Check out for more packaged sites. http://dmoz.org/Computers/Software/Human_Resources/Recruitment_Management/

Hope this helps
-Noah

Peter.westley's picture

Wendii,

I would second Noah's comments. Building something like that yourselves should be a last option. You can find all levels of solutions (and costs) from people who do this for a living. Go with one of them.

I have experience with one local mob - [url=http://www.pageup.com.au]PageUp[/url] - I have met the CEO and the company has a great ethos IMHO.

itilimp's picture

[quote="noahcampbell"]Hi Wendii,

I usually check in this order: Online, hosted solutions, Niche commerical packages (<10k), Open source software packages, commerical packages (>10k), in house development.[/quote]

I third this - we follow this in our organisation and stay well away from in-house development where possible because it isn't our core business. At the end of the day working on anything that isn't your core business takes money away from that; and there are companies who specialise and can produce something far superior at lower cost to you than you'd achieve in house.

Apologies for not thinking to say so (thanks to those above!).

wendii's picture

Guys you're fab! This is really helping me understand what I need.

Noah, I checked the link you gave, and we do have Bond Adapt as one of our backend systems. We definately also have SQL and Oracle and probably the others too!

So perhaps my question is not so much about creating databases as creating the interface to them? And the starting point to answering that would be to answer itilimp's questions:

[i]do you have a content management system for your internet and intranet sites? If so, what is it? Do you have internal staff responsible for maintaining this system that recharge their time? Do you use an external company? [/i]

I'll go find out the answers before I come back with more questions.

Thank you so much for all your help.

Wendii

bflynn's picture

[quote="itilimp"]I third this - we follow this in our organisation and stay well away from in-house development where possible because it isn't our core business. At the end of the day working on anything that isn't your core business takes money away from that; and there are companies who specialise and can produce something far superior at lower cost to you than you'd achieve in house.

Apologies for not thinking to say so (thanks to those above!).[/quote]

Its been slow and I'm reading some things from the past - my apologies for bringing up a dead thread, but I felt like something had to be added to this.

Disclaimer - I come from a software development background, so its possible that I might have a slanted view.

What Wendii was asking about is the build/buy decision. My reaction to these three suggestions is that it is NOT always cheaper and better to buy your software. The more features you want to add and the more you'd like to customize it, the more you'll pay for pre-built. The more complex you're asking for now, the more likely you'll wind up buying a lot of extra features to get the ones you want and the development of those extra features cost money. I have seen a five year software install that cost over a billion dollars for a major package + customizations. A billion dollars equates to 10,000 man-years of work or 2000 people working for 5 years. The customization and installation costs can wind up costing much more than the original product.
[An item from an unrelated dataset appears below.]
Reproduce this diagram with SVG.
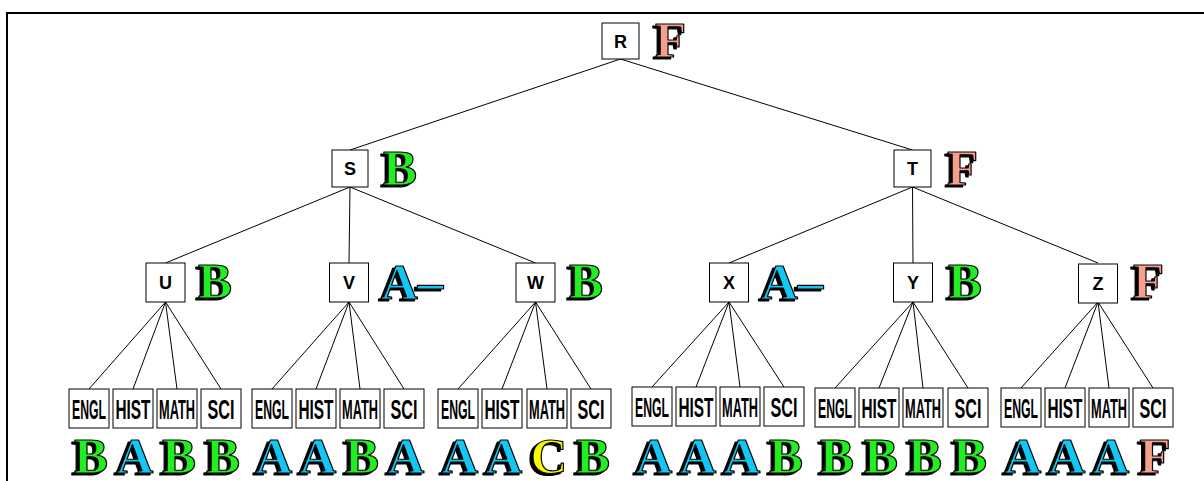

Don't compare the cost of developing an equivalent product. Compare the cost of this product against what it would cost for you to develop what you want. When you get into development areas that you don't understand, get help. I've led a lot of software projects, but if you asked me do construction, all the project management experience in the world wouldn't help me estimate the construction costs.

Even when you're absolutely sure it would be cheaper to buy, you still have to analyze the build option.

Brian

rikt's picture

I have to agree, while my organization isn't directly responsible for developing software tools, I have found it necessary to look to developing software from scratch or use opensource tools to "get the job done."

Some organizations, like mine, get too big and lose sight of the big picture. My success has been automating what previously had been manual processes. This largely has been in Data Center environments.

I strongly encourage other managers to move out of their comfort zone, sometimes solutions are not on a shelf, or with an established development organization.

pneuhardt's picture

I've been involved in both in-house development and the installation of bought packages, ranging from 5-user small business systems to 5,000 user ERP systems costing tens of millions of dollars. Build or buy? The answer is, of course, "it depends." The pros of both approaches are always put forth. Here are a couple of cons of each that are often overlooked.

In build, beware two things: unexpected ongoing maintenance costs and turnover on the development staff. You will always have to maintain, upgrade and modify a system you build yourself no matter how many people protest this is a "build it and forget it" system so you ned to factor in that cost. No, really you will have to do this. I promise. Also, the buy option actually becomes more dangerous as fewer people involved in construction, as the loss of one or two key people takes all the real-world experience with that system away. When that happens, you have the equivelent of a purchased system where the vendor went bankrupt (i.e. you are on your own without a clue.)

In buy, you are at the mercy of the vendor to keep current not only with technology but with business trends and regulations. If your vendor gets complacent and doesn't keep the innovations coming, you could find yourself making this decision all over again in far too few years. Also, if your vendor goes bust you are in trouble and if your vendor is acquired you could be in trouble if the new owners decide to orphan the product.

It's all really a matter of risk management and which set of risks you are willing to assume. And the first thing to ask in making that decision is "which will meet my needs to an acceptable level." As a general rule, I've come to the conclusion that "buy" is preferable to "build" if you can find something you can afford that is good enough. But having said that, I have seen far too many organizations assume that purchased software is always better than home-grown and end up spending huge amounts of money on sofware that does not fill the needs of the organization.